Emanzipierte Männer

TRIER. Typisch deutsch - was ist dran am Klischee von der Lederhosen- und Biertrinker-Nation? In einer wöchentlichen Kolumne lässt der TV Ausländer zu Wort kommen, die meist seit Jahren bei uns leben. Sie nehmen die kleinen, aber feinen kulturellen Unterschiede auf die Schippe und schildern humorvoll ihre Erfahrungen mit den Menschen der Region.

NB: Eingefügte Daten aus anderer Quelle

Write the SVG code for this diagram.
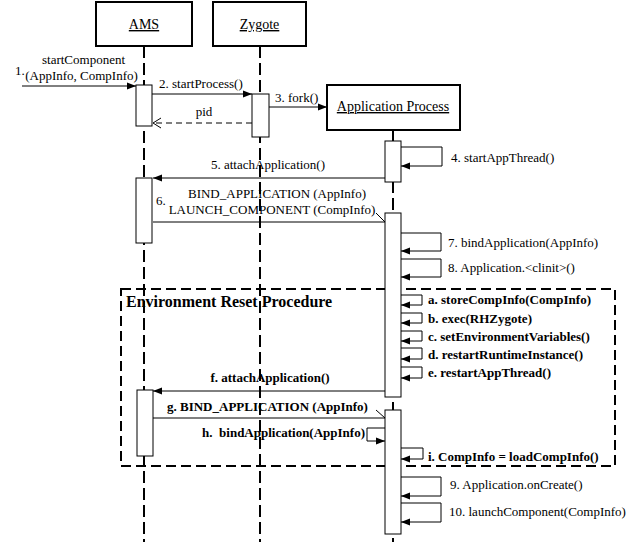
<svg xmlns="http://www.w3.org/2000/svg" width="642" height="542" viewBox="0 0 642 542">
<style>
text{font-family:"Liberation Serif","Times New Roman",serif;font-size:13px;fill:#000}
.head{font-size:14px;text-decoration:underline}
.b{font-weight:bold}
.title{font-weight:bold;font-size:16px}
.mid{text-anchor:middle}
.hbox{fill:#fff;stroke:#000;stroke-width:2}
.act{fill:#fff;stroke:#000;stroke-width:1}
.life{stroke:#000;stroke-width:2;stroke-dasharray:12 5;fill:none}
.msg{stroke:#000;stroke-width:1;fill:none}
.frame{fill:none;stroke:#000;stroke-width:2;stroke-dasharray:10 5}
</style>
<defs>
<marker id="ah" markerUnits="userSpaceOnUse" markerWidth="10" markerHeight="8" refX="9" refY="4" orient="auto">
<path d="M0,0.5 L9,4 L0,7.5 z" fill="#000"/>
</marker>
</defs>
<g id="lifelines">
<line class="life" x1="144" y1="46" x2="144" y2="542"/>
<line class="life" x1="260" y1="46" x2="260" y2="542"/>
<line class="life" x1="393" y1="130" x2="393" y2="542"/>
</g>
<g id="frame">
<rect class="frame" x="121" y="289" width="494" height="177"/>
<text class="title" x="126" y="307">Environment Reset Procedure</text>
</g>
<g id="AMS">
<rect class="hbox" x="96" y="2" width="96" height="44"/>
<text class="head mid" x="144" y="29">AMS</text>
<rect class="act" x="136" y="85" width="16" height="41"/>
<rect class="act" x="136" y="178" width="16" height="65"/>
<rect class="act" x="137" y="390" width="16" height="66"/>
</g>
<g id="Zygote">
<rect class="hbox" x="213" y="2" width="93" height="44"/>
<text class="head mid" x="259.5" y="29">Zygote</text>
<rect class="act" x="252" y="94" width="17" height="43"/>
</g>
<g id="AppProcess">
<rect class="hbox" x="327" y="85" width="133" height="45"/>
<text class="head mid" x="393" y="111">Application Process</text>
<rect class="act" x="385" y="141" width="16" height="41"/>
<rect class="act" x="385" y="213" width="16" height="184"/>
<rect class="act" x="385" y="410" width="16" height="124"/>
</g>
<g id="connectors">
<line class="msg" x1="22" y1="86" x2="136" y2="86" marker-end="url(#ah)"/>
<line class="msg" x1="152" y1="94" x2="252" y2="94" marker-end="url(#ah)"/>
<line class="msg" x1="269" y1="107" x2="327" y2="107" marker-end="url(#ah)"/>
<line class="msg" x1="252" y1="123" x2="154" y2="123" stroke-dasharray="6 4"/>
<polyline class="msg" points="161,118 153,123 161,128"/>
<path class="msg" d="M401,147 H442 V166 H401" marker-end="url(#ah)"/>
<line class="msg" x1="385" y1="178" x2="153" y2="178" marker-end="url(#ah)"/>
<line class="msg" x1="153" y1="222" x2="385" y2="222"/>
<line class="msg" x1="376" y1="213" x2="385" y2="222"/>
<path class="msg" d="M401,233 H441 V251 H401" marker-end="url(#ah)"/>
<path class="msg" d="M401,259 H441 V277 H401" marker-end="url(#ah)"/>
<path class="msg" d="M401,295 H422 V305 H401" marker-end="url(#ah)"/>
<path class="msg" d="M401,313 H422 V323 H401" marker-end="url(#ah)"/>
<path class="msg" d="M401,331 H422 V341 H401" marker-end="url(#ah)"/>
<path class="msg" d="M401,348 H422 V359 H401" marker-end="url(#ah)"/>
<path class="msg" d="M401,367 H422 V378 H401" marker-end="url(#ah)"/>
<line class="msg" x1="385" y1="391" x2="153" y2="391" marker-end="url(#ah)"/>
<line class="msg" x1="153" y1="418" x2="385" y2="418"/>
<line class="msg" x1="376" y1="410" x2="385" y2="418"/>
<path class="msg" d="M385,428 H367 V441 H385" marker-end="url(#ah)"/>
<path class="msg" d="M401,448 H423 V459 H401" marker-end="url(#ah)"/>
<path class="msg" d="M401,477 H441 V496 H401" marker-end="url(#ah)"/>
<path class="msg" d="M401,503 H441 V522 H401" marker-end="url(#ah)"/>
</g>
<g id="labels">
<text x="15" y="75">1.</text>
<text class="mid" x="83.5" y="64">startComponent</text>
<text class="mid" x="81.5" y="80">(AppInfo, CompInfo)</text>
<text x="159" y="88">2. startProcess()</text>
<text x="275" y="102">3. fork()</text>
<text class="mid" x="204" y="116">pid</text>
<text x="451" y="162">4. startAppThread()</text>
<text class="mid" x="268" y="169">5. attachApplication()</text>
<text x="156" y="205">6.</text>
<text class="mid" x="277" y="198">BIND_APPLICATION (AppInfo)</text>
<text class="mid" x="272" y="214">LAUNCH_COMPONENT (CompInfo)</text>
<text x="448" y="247">7. bindApplication(AppInfo)</text>
<text x="448" y="272">8. Application.&lt;clinit&gt;()</text>
<text class="b" x="428" y="304">a. storeCompInfo(CompInfo)</text>
<text class="b" x="428" y="323">b. exec(RHZygote)</text>
<text class="b" x="428" y="341">c. setEnvironmentVariables()</text>
<text class="b" x="428" y="359">d. restartRuntimeInstance()</text>
<text class="b" x="428" y="377">e. restartAppThread()</text>
<text class="b mid" x="270" y="382">f. attachApplication()</text>
<text class="b" x="167" y="411">g. BIND_APPLICATION (AppInfo)</text>
<text class="b" x="365" y="437" text-anchor="end" style="white-space:pre">h.  bindApplication(AppInfo)</text>
<text class="b" x="428" y="461">i. CompInfo = loadCompInfo()</text>
<text x="450" y="489">9. Application.onCreate()</text>
<text x="449" y="516">10. launchComponent(CompInfo)</text>
</g>
</svg>
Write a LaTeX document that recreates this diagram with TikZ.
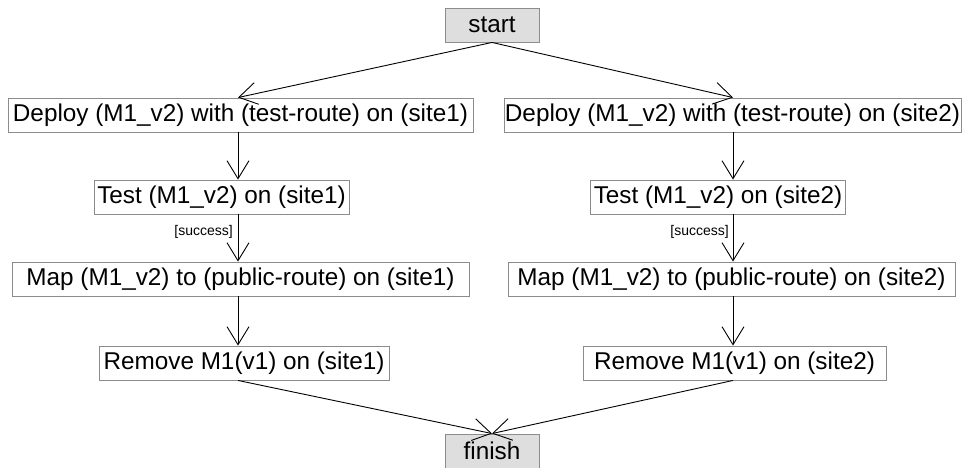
\documentclass[tikz,border=0pt]{standalone}
\usepackage{fontspec}
\setmainfont{Liberation Sans}
\usetikzlibrary{arrows.meta}
\definecolor{boxgray}{HTML}{DEDEDE}
\definecolor{edgegray}{HTML}{8C8C8C}
\tikzset{
  act/.style={draw=edgegray, line width=0.9pt, fill=white, minimum height=34pt, inner sep=0pt, font=\fontsize{24.3}{28}\selectfont},
  term/.style={act, fill=boxgray, minimum width=94pt},
  arr/.style={line width=0.9pt, -{Straight Barb[length=18pt,width=22pt,line width=0.9pt]}},
  guard/.style={font=\fontsize{14}{16}\selectfont, inner sep=0pt, anchor=east}
}
\begin{document}
\begin{tikzpicture}[x=1pt,y=-1pt]
\useasboundingbox (0,0) rectangle (962,468);
\coordinate (cl) at (238,0);
\coordinate (cr) at (733,0);
\node[term] (s) at (492,25) {start};
\node[act, minimum width=465pt] (d1) at (240.5,115) {Deploy (M1\_v2) with (test-route) on (site1)};
\node[act, minimum width=457pt] (d2) at (732.5,115) {Deploy (M1\_v2) with (test-route) on (site2)};
\node[act, minimum width=255pt] (t1) at (221.5,197) {Test (M1\_v2) on (site1)};
\node[act, minimum width=255pt] (t2) at (718,197) {Test (M1\_v2) on (site2)};
\node[act, minimum width=457pt] (m1) at (240.5,279) {Map (M1\_v2) to (public-route) on (site1)};
\node[act, minimum width=447pt] (m2) at (731.5,279) {Map (M1\_v2) to (public-route) on (site2)};
\node[act, minimum width=290pt] (r1) at (244,363) {Remove M1(v1) on (site1)};
\node[act, minimum width=303pt] (r2) at (734.5,363) {Remove M1(v1) on (site2)};
\node[term] (f) at (492,451) {finish};
\draw[arr] (s.south) -- (d1.north -| cl);
\draw[arr] (s.south) -- (d2.north -| cr);
\draw[arr] (d1.south -| cl) -- (t1.north -| cl);
\draw[arr] (d2.south -| cr) -- (t2.north -| cr);
\draw[arr] (t1.south -| cl) -- (m1.north -| cl);
\draw[arr] (t2.south -| cr) -- (m2.north -| cr);
\draw[arr] (m1.south -| cl) -- (r1.north -| cl);
\draw[arr] (m2.south -| cr) -- (r2.north -| cr);
\draw[arr] (r1.south -| cl) -- (f.north);
\draw[arr] (r2.south -| cr) -- (f.north);
\node[guard] (g1) at (233,232) {[success]};
\node[guard] (g2) at (729,232) {[success]};
\end{tikzpicture}
\end{document}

Als ich nach Deutschland kam, war ich bereit, jeden Tag Sauerkraut zu essen und literweise Bier zu trinken. Es war mir klar, dass man viel und schnell arbeiten muss, sparsam und schweigsam ist, Dirndl trägt und nie dem Vorgesetzten oder dem eigenen Mann widerspricht. Die Überraschung wartete auf mich gleich am ersten Tag des Intensiv-Sprachkurses: Die Lehrerin kam zwölf Minuten zu spät. Und sie trug eine Hose, mit der russische Frauen wandern gehen oder renovieren, aber nicht an der Tafel stehen. Die feine Dame hat zur Begrüßung ein zusammengeknicktes Papierchen aus der Tasche gezogen und sich damit die Nase geputzt. Welch ein Kulturschock! Heutzutage sind Tempo-Taschentücher für mich genauso unverzichtbar, und ich scheue mich nicht mehr davor, mir in der Öffentlichkeit die Nase zu putzen. Ich weiß, dass es kein Beinbruch ist, begründet etwas zu spät zu kommen. Und ich trage ebenso gerne eine Hose, wenn ich will, dass man mir in die Augen schaut und mir zuhört, anstatt mir ins Dekollete zu glotzen. Ich habe mich daran gewöhnt, dass es auf den Straßen zum Teil so viele schwarzhaarige und braunäugige Menschen gibt, dass man den Eindruck hat, es läuft in der Stadt ein Orientalisten-Kongress. Und es wundert mich auch nicht mehr, wenn die Sprecherin eines einwandfreien moselfränkischen Dialektes eine Frau mit braunem Teint und schwarzen Haaren ist. Anders als in Russland halten deutsche Männer den Frauen keine Türen auf und helfen ihnen nicht in die Mäntel. Für Russen ebenfalls unvorstellbar: Die Deutschen zahlen oft nicht für die Frauen. Nun ja, sie sehen die Frau eben als einen gleichwertigen Partner. Oder tun zumindest so. Deutsche Männer helfen im Haushalt (wenn kein Fußball läuft), manche nehmen sogar Vaterschaftsurlaub. Eine meiner größten Befürchtungen war, dass ich Witze nicht verstehen werde - doch der deutsche und der russische Humor sind sehr ähnlich. Die Deutschen sind Genießer. Sie legen Wert auf gutes Essen, bequemes Leben und Treffen mit Freunden. Man schämt sich im Ausland für sein Deutschsein, ist aber insgeheim doch stolz. Zu Recht: Menschen, die so viele Ausländer beherbergen, gerne spenden, sich in Vereinen und Clubs treffen, sich sozial engagieren sind beispielhaft. Die begeisterten Klowärmer-Strickerinnen, massenhaften Brillenträger und Aldi-Erfinder sind zudem die besten Fußballspieler (ich hoffe, das liest kein Brasilianer), die bekanntesten klassischen Musiker und die fortschrittlichsten Autohersteller (da sind wir uns einig).